Our conversation slowly shifted from unequivocal trip reports and memories to more esoteric, romantic ideas. Of humanity, and wildness. He started by offering the notion of how, in describing the North Cascades, “it didn’t take long to feel really far away from absolutely everything.” And of how then, “in some instances, it’s like walking—not walking away from civilization, but walking backwards in geologic time.” Being in places that are still very wild. Places that, as he says, “remind us that we are not that advanced…not really that far away from the complete wilds that are still around us.” Connecting with that is a good thing—“a soul-worthy endeavor in a big way,” as Matt put it.

I was blown away.

So I asked him about wilderness, what it meant, how it translated in his mind. Our thoughts were echoes of each other, about reconnecting to the wild within, rediscovering a distilled sense devoid of all the clutter and chaos and all of the mechanisms we build up for this modern life we live. As he explained, he spoke more softly and more slowly. “Wilderness is a place to understand yourself as a human devoid of all those things. It’s also a place”—he paused longer this time, grasping at the thought—“a place that’s devoid of us.” The catch is, we humans indeed must want it, must as a species consciously choose wild places over developed ones, must recognize not everything of value has worth. “Part of the beauty of having places that exist on their own terms is still wildly important. It reminds us that we’re not masters of the universe, it reminds me who I am aside from any of those other things, whether that be just sitting somewhere looking out into amazing nothingness, having the time to do that,” and here he lowered his voice even further, almost to a whisper, “the silence to do that.” Again, a pause. “To remember that the keen sense of human observation is really sharp there, and we lose a lot of that when we’re not in the wilderness. Just a day worth of that is fuel for years of living outside of that.”

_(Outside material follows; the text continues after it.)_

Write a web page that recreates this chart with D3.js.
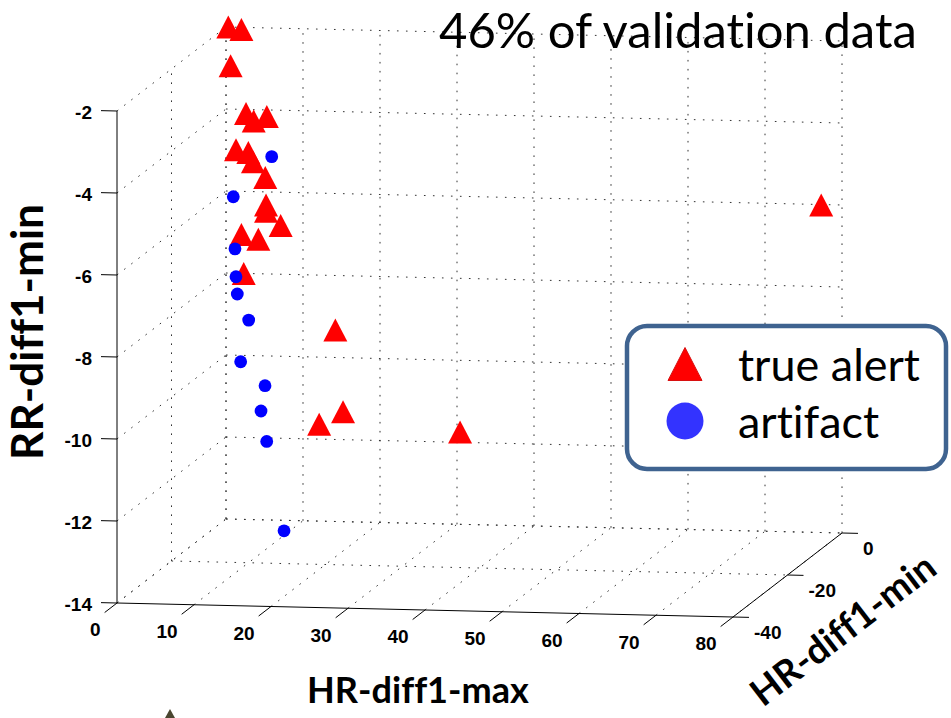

It’s a predicament: that we cherish solitude in wild places, but need fellow humans to support and protect them. “On one hand, I love the fact almost nobody knows about the North Cascades,” Matt confessed. “But on the other hand, people need to know about it. They need to go there, and it needs to have an element of human connection, because wilderness and humans are intimately connected no matter how you want to slice it.” He was right, of course. This was the quagmire of wild places, the issue that had seemingly no easy answers, even as our perception—and the very definition—of wilderness begins to evolve.

“I would like to think,” he offered, what seemed on the surface to be a step toward a solution, as the morning quiet gave way to the bustle of the lunch hour, “that the North Cascades can exist on the merits of just being wild, spectacular, and amazing and unknown, and that is good enough reason for them to be there and that will never change.”